As the energy crisis continues, 2023 will be a critical year to accelerate a just energy transition. We outline three trends that we expect will shape this transformation of energy systems in 2023.
1. The energy crisis will continue to hit the world’s poorest the hardest, especially at the food-energy-poverty nexus.
Inflation, the energy crisis and rising interest rates, are pushing over 50 countries are at risk of bankruptcy, unless developed countries offer urgent assistance. Around 75 million people who recently gained access to electricity are likely to lose the ability to pay for it. 100 million people may revert to the use of traditional biomass for cooking. At the current rate of progress, 670 million people will remain without electricity by 2030 - 10 million more than projected last year. Food insecurity is likely to be exacerbated by the energy crisis and additional factors. An estimated 49 million people in 46 countries currently live in near-famine-like conditions, including 750,000 people at immediate risk of starvation, of whom about 75 percent are concentrated in Ethiopia and Yemen.
Because of multiple and interconnected global crises, around 75 million people who recently gained access to electricity are likely to lose the ability to pay for it.
2. While fossil fuels account for most of the power we use, there are clear signals that the economies of the future are decarbonized economies.
The good news: the global energy crisis has triggered unprecedented momentum behind renewables. The International Energy Agency predicts the world is set to add as much renewable power in the next 5 years as it did in the past 20. This means that total capacity growth worldwide of renewable power is set to almost double in the next five years, overtaking coal as the largest source of electricity generation by early 2025 globally. This expected increase is 30% higher than the amount of growth that was forecast just a year ago, highlighting how quickly governments have thrown additional policy weight behind renewables. The Economist finds that overall, renewable energy consumption will increase by about 11%, with Asia leading the way.

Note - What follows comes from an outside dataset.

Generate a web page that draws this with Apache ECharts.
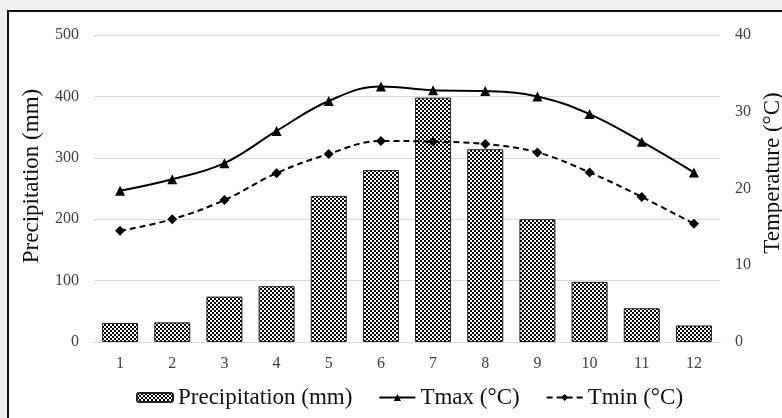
<!DOCTYPE html>
<html lang="en">
<head>
    <meta charset="UTF-8">
    <title>climate</title>
    <script src="https://cdn.jsdelivr.net/npm/echarts@6/dist/echarts.min.js"></script>
    <style>
        html, body { margin: 0; width: 782px; height: 418px; overflow: hidden; background: #f0f0f0; }
        #frame { position: absolute; left: 7px; top: 10px; width: 800px; height: 440px;
                 background: #fff; border: 2px solid #111; }
        #chart { position: absolute; left: 0; top: 0; width: 782px; height: 418px; }
    </style>
</head>
<body>
<div id="frame"></div>
<div id="chart"></div>
<script type="text/javascript">
    var months = ['1', '2', '3', '4', '5', '6', '7', '8', '9', '10', '11', '12'];
    var precip = [31, 32, 74, 91, 238, 280, 398, 314, 200, 98, 55, 27];
    var tmax = [19.7, 21.2, 23.3, 27.5, 31.4, 33.3, 32.8, 32.7, 32.0, 29.7, 26.1, 22.1];
    var tmin = [14.5, 16.0, 18.5, 22.0, 24.5, 26.2, 26.1, 25.8, 24.7, 22.1, 18.9, 15.4];

    // checker fill for the bars
    var cv = document.createElement('canvas');
    cv.width = 4; cv.height = 4;
    var cx = cv.getContext('2d');
    cx.fillStyle = '#fff';
    cx.fillRect(0, 0, 4, 4);
    cx.fillStyle = '#000';
    cx.fillRect(0, 0, 2, 2);
    cx.fillRect(2, 2, 2, 2);
    var checker = { image: cv, repeat: 'repeat' };

    var font = 'Liberation Serif';
    var myChart = echarts.init(document.getElementById('chart'));
    var option = {
        animation: false,
        textStyle: { fontFamily: font },
        grid: { left: 94, right: 62, top: 35, bottom: 76 },
        legend: {
            left: 131,
            top: 381,
            itemWidth: 36,
            itemHeight: 9,
            itemGap: 26,
            textStyle: { fontFamily: font, fontSize: 23, color: '#111' },
            data: ['Precipitation (mm)', 'Tmax (°C)', 'Tmin (°C)']
        },
        graphic: [
            {
                type: 'text', x: 32, y: 176, rotation: Math.PI / 2,
                style: { text: 'Precipitation (mm)', fontFamily: font, fontSize: 23, fill: '#111',
                    textAlign: 'center', textVerticalAlign: 'middle' }
            },
            {
                type: 'text', x: 773, y: 173, rotation: Math.PI / 2,
                style: { text: 'Temperature (°C)', fontFamily: font, fontSize: 23, fill: '#111',
                    textAlign: 'center', textVerticalAlign: 'middle' }
            }
        ],
        xAxis: {
            type: 'category',
            data: months,
            axisTick: { show: false },
            axisLine: { lineStyle: { color: '#d9d9d9', width: 1 } },
            axisLabel: { color: '#404040', fontSize: 16, margin: 14 }
        },
        yAxis: [
            {
                type: 'value', min: 0, max: 500, interval: 100,
                axisLine: { show: false },
                axisTick: { show: false },
                axisLabel: { color: '#404040', fontSize: 16, margin: 15 },
                splitLine: { lineStyle: { color: '#d9d9d9' } }
            },
            {
                type: 'value', min: 0, max: 40, interval: 10,
                axisLine: { show: false },
                axisTick: { show: false },
                axisLabel: { color: '#404040', fontSize: 16, margin: 15 },
                splitLine: { show: false }
            }
        ],
        series: [
            {
                name: 'Precipitation (mm)',
                type: 'bar',
                barWidth: 36,
                data: precip,
                itemStyle: { color: checker, borderColor: '#222', borderWidth: 1 }
            },
            {
                name: 'Tmax (°C)',
                type: 'line',
                yAxisIndex: 1,
                smooth: 0.4,
                data: tmax,
                symbol: 'triangle',
                symbolSize: 10,
                itemStyle: { color: '#000' },
                lineStyle: { color: '#000', width: 2 }
            },
            {
                name: 'Tmin (°C)',
                type: 'line',
                yAxisIndex: 1,
                smooth: 0.4,
                data: tmin,
                symbol: 'diamond',
                symbolSize: 10,
                itemStyle: { color: '#000' },
                lineStyle: { color: '#000', width: 2, type: [6, 4] }
            }
        ]
    };
    myChart.setOption(option);
</script>
</body>
</html>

However, this may not be enough to offset the simultaneous fall back on fossil fuels that we are witnessing across the globe. The Economist’s Energy Outlook 2023 outlines three trends that will eventually hinders global energy transition efforts: marginal growth in coal consumption to compensate for gaps in gas supplies; more extreme weather events will force many countries to fall back on fossil fuels; and renewable energy investment will weaken.
Total capacity growth worldwide of renewable power is set to almost double in the next five years, overtaking coal as the largest source of electricity generation by early 2025 globally.
3. The “just energy transition” was the 2022 energy buzzword. What now?
Throughout 2022, there has been a growing recognition of the need for a ‘just transition’ to a low-carbon economy, which culminated at COP27 with several announcements. South Africa signed loan agreements worth EUR 600 million with France and Germany as part of its continued efforts to implement the Just Energy Transition Partnership announced at COP26. The Indonesia Just Energy Transition Partnership launched at the G20 Summit in parallel with COP27 and will mobilize US$20 billion over the next three to five years to accelerate a just transition. Vietnam, India, and Senegal have also expressed interest in entering Just Energy Transition Partnerships.
The potential is there: the International Institute for Sustainable Development notes that, “as they involve a relatively small group of actors, JETPs can potentially make much faster progress on the energy transition than what would be possible in the UN climate talks themselves, where large oil and gas-producing countries could veto agreement.”
Is it all talk? The outcomes of COP27 show that more – much more – remains to be done to bring governments to take decisive action to reduce emissions at the scale and pace needed to avoid a climate breakdown.